§ WHAT THE TASK ASKS
Reproduce all the lines exactly as they stand, apart from the pictures.

§ INFORMATION PROVIDED

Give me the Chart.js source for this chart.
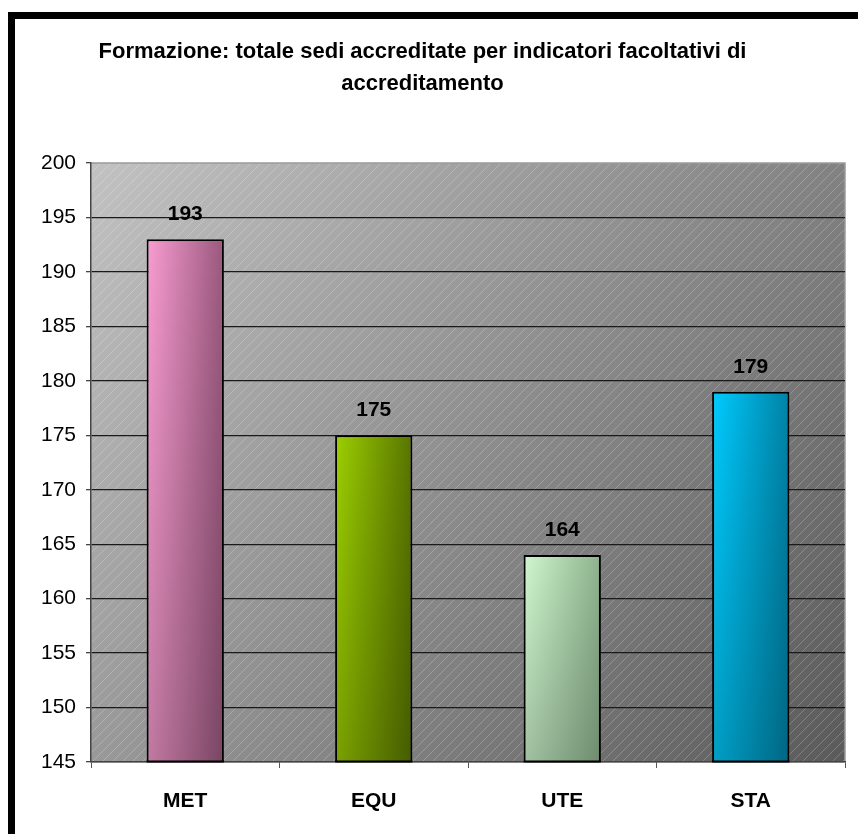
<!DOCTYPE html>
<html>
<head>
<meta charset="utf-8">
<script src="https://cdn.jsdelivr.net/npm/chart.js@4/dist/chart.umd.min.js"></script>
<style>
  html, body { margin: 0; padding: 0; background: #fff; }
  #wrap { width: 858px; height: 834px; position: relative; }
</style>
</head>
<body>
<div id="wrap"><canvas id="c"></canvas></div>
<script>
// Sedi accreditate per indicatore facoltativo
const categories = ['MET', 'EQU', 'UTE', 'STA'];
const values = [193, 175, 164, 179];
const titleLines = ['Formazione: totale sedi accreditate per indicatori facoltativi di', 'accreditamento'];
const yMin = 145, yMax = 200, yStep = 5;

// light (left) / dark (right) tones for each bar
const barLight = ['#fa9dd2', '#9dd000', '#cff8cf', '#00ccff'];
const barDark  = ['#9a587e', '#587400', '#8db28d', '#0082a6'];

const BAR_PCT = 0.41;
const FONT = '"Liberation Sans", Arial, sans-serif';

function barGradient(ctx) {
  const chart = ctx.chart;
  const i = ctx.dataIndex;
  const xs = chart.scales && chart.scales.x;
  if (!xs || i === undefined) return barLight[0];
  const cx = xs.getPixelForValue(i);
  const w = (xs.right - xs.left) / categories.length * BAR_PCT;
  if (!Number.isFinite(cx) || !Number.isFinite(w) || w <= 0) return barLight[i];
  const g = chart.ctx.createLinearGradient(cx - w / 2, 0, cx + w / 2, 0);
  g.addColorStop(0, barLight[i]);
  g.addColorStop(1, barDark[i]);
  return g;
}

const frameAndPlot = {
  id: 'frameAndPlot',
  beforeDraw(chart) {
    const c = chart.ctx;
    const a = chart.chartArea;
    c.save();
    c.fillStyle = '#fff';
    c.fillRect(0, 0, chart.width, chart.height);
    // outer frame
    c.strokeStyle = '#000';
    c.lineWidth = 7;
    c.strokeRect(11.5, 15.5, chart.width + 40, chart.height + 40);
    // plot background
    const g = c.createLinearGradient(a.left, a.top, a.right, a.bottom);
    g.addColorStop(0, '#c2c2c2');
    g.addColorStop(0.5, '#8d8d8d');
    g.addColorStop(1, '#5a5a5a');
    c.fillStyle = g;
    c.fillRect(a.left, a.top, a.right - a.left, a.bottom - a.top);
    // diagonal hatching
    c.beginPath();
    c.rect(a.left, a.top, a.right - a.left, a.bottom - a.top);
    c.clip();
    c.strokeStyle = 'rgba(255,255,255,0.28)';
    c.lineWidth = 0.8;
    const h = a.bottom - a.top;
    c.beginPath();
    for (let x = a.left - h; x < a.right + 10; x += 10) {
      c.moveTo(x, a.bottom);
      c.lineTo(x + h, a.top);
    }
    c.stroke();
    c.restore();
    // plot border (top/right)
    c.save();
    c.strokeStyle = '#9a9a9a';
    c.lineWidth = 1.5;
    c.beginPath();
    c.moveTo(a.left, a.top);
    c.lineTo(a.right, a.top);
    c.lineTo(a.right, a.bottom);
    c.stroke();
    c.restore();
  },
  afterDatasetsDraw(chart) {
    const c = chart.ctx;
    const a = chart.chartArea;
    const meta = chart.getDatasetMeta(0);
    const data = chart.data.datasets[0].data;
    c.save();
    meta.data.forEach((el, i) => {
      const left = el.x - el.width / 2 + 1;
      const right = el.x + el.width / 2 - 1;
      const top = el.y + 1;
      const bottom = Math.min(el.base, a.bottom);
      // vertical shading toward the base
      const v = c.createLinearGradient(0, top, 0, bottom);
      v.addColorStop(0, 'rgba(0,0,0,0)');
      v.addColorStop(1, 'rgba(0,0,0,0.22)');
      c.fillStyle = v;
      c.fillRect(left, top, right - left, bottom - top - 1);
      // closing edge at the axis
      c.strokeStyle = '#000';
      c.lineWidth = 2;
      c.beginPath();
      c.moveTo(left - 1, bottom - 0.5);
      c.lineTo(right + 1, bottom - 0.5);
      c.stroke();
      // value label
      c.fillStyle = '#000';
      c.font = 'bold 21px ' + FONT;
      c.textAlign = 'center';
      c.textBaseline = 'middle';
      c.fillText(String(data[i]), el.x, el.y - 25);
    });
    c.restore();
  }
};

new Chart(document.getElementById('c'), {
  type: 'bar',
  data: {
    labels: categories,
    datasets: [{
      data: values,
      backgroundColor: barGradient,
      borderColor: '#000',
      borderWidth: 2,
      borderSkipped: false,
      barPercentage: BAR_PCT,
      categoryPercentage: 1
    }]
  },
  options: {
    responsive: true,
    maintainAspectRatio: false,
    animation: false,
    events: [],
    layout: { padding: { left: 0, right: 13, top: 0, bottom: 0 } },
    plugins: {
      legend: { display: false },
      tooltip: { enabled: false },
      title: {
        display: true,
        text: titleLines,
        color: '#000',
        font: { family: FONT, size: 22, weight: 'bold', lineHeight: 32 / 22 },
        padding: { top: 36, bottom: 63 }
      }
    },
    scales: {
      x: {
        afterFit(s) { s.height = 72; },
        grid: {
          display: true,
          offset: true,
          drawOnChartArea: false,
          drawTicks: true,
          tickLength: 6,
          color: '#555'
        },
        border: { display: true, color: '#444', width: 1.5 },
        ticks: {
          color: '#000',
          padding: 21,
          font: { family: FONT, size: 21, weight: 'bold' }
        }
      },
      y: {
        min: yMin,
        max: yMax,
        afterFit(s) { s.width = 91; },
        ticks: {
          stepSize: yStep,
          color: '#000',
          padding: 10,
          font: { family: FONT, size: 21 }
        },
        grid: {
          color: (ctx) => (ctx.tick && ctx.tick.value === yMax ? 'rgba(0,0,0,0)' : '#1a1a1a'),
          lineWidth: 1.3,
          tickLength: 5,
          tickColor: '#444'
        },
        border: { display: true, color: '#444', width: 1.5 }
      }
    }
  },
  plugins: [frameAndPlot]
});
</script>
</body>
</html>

§ WRITTEN SOLUTION
Give me the Chart.js source for this chart.
<!DOCTYPE html>
<html>
<head>
<meta charset="utf-8">
<script src="https://cdn.jsdelivr.net/npm/chart.js@4/dist/chart.umd.min.js"></script>
<style>
  html, body { margin: 0; padding: 0; background: #fff; }
  #wrap { width: 858px; height: 834px; position: relative; }
</style>
</head>
<body>
<div id="wrap"><canvas id="c"></canvas></div>
<script>
// Sedi accreditate per indicatore facoltativo
const categories = ['MET', 'EQU', 'UTE', 'STA'];
const values = [193, 175, 164, 179];
const titleLines = ['Formazione: totale sedi accreditate per indicatori facoltativi di', 'accreditamento'];
const yMin = 145, yMax = 200, yStep = 5;

// light (left) / dark (right) tones for each bar
const barLight = ['#fa9dd2', '#9dd000', '#cff8cf', '#00ccff'];
const barDark  = ['#9a587e', '#587400', '#8db28d', '#0082a6'];

const BAR_PCT = 0.41;
const FONT = '"Liberation Sans", Arial, sans-serif';

function barGradient(ctx) {
  const chart = ctx.chart;
  const i = ctx.dataIndex;
  const xs = chart.scales && chart.scales.x;
  if (!xs || i === undefined) return barLight[0];
  const cx = xs.getPixelForValue(i);
  const w = (xs.right - xs.left) / categories.length * BAR_PCT;
  if (!Number.isFinite(cx) || !Number.isFinite(w) || w <= 0) return barLight[i];
  const g = chart.ctx.createLinearGradient(cx - w / 2, 0, cx + w / 2, 0);
  g.addColorStop(0, barLight[i]);
  g.addColorStop(1, barDark[i]);
  return g;
}

const frameAndPlot = {
  id: 'frameAndPlot',
  beforeDraw(chart) {
    const c = chart.ctx;
    const a = chart.chartArea;
    c.save();
    c.fillStyle = '#fff';
    c.fillRect(0, 0, chart.width, chart.height);
    // outer frame
    c.strokeStyle = '#000';
    c.lineWidth = 7;
    c.strokeRect(11.5, 15.5, chart.width + 40, chart.height + 40);
    // plot background
    const g = c.createLinearGradient(a.left, a.top, a.right, a.bottom);
    g.addColorStop(0, '#c2c2c2');
    g.addColorStop(0.5, '#8d8d8d');
    g.addColorStop(1, '#5a5a5a');
    c.fillStyle = g;
    c.fillRect(a.left, a.top, a.right - a.left, a.bottom - a.top);
    // diagonal hatching
    c.beginPath();
    c.rect(a.left, a.top, a.right - a.left, a.bottom - a.top);
    c.clip();
    c.strokeStyle = 'rgba(255,255,255,0.28)';
    c.lineWidth = 0.8;
    const h = a.bottom - a.top;
    c.beginPath();
    for (let x = a.left - h; x < a.right + 10; x += 10) {
      c.moveTo(x, a.bottom);
      c.lineTo(x + h, a.top);
    }
    c.stroke();
    c.restore();
    // plot border (top/right)
    c.save();
    c.strokeStyle = '#9a9a9a';
    c.lineWidth = 1.5;
    c.beginPath();
    c.moveTo(a.left, a.top);
    c.lineTo(a.right, a.top);
    c.lineTo(a.right, a.bottom);
    c.stroke();
    c.restore();
  },
  afterDatasetsDraw(chart) {
    const c = chart.ctx;
    const a = chart.chartArea;
    const meta = chart.getDatasetMeta(0);
    const data = chart.data.datasets[0].data;
    c.save();
    meta.data.forEach((el, i) => {
      const left = el.x - el.width / 2 + 1;
      const right = el.x + el.width / 2 - 1;
      const top = el.y + 1;
      const bottom = Math.min(el.base, a.bottom);
      // vertical shading toward the base
      const v = c.createLinearGradient(0, top, 0, bottom);
      v.addColorStop(0, 'rgba(0,0,0,0)');
      v.addColorStop(1, 'rgba(0,0,0,0.22)');
      c.fillStyle = v;
      c.fillRect(left, top, right - left, bottom - top - 1);
      // closing edge at the axis
      c.strokeStyle = '#000';
      c.lineWidth = 2;
      c.beginPath();
      c.moveTo(left - 1, bottom - 0.5);
      c.lineTo(right + 1, bottom - 0.5);
      c.stroke();
      // value label
      c.fillStyle = '#000';
      c.font = 'bold 21px ' + FONT;
      c.textAlign = 'center';
      c.textBaseline = 'middle';
      c.fillText(String(data[i]), el.x, el.y - 25);
    });
    c.restore();
  }
};

new Chart(document.getElementById('c'), {
  type: 'bar',
  data: {
    labels: categories,
    datasets: [{
      data: values,
      backgroundColor: barGradient,
      borderColor: '#000',
      borderWidth: 2,
      borderSkipped: false,
      barPercentage: BAR_PCT,
      categoryPercentage: 1
    }]
  },
  options: {
    responsive: true,
    maintainAspectRatio: false,
    animation: false,
    events: [],
    layout: { padding: { left: 0, right: 13, top: 0, bottom: 0 } },
    plugins: {
      legend: { display: false },
      tooltip: { enabled: false },
      title: {
        display: true,
        text: titleLines,
        color: '#000',
        font: { family: FONT, size: 22, weight: 'bold', lineHeight: 32 / 22 },
        padding: { top: 36, bottom: 63 }
      }
    },
    scales: {
      x: {
        afterFit(s) { s.height = 72; },
        grid: {
          display: true,
          offset: true,
          drawOnChartArea: false,
          drawTicks: true,
          tickLength: 6,
          color: '#555'
        },
        border: { display: true, color: '#444', width: 1.5 },
        ticks: {
          color: '#000',
          padding: 21,
          font: { family: FONT, size: 21, weight: 'bold' }
        }
      },
      y: {
        min: yMin,
        max: yMax,
        afterFit(s) { s.width = 91; },
        ticks: {
          stepSize: yStep,
          color: '#000',
          padding: 10,
          font: { family: FONT, size: 21 }
        },
        grid: {
          color: (ctx) => (ctx.tick && ctx.tick.value === yMax ? 'rgba(0,0,0,0)' : '#1a1a1a'),
          lineWidth: 1.3,
          tickLength: 5,
          tickColor: '#444'
        },
        border: { display: true, color: '#444', width: 1.5 }
      }
    }
  },
  plugins: [frameAndPlot]
});
</script>
</body>
</html>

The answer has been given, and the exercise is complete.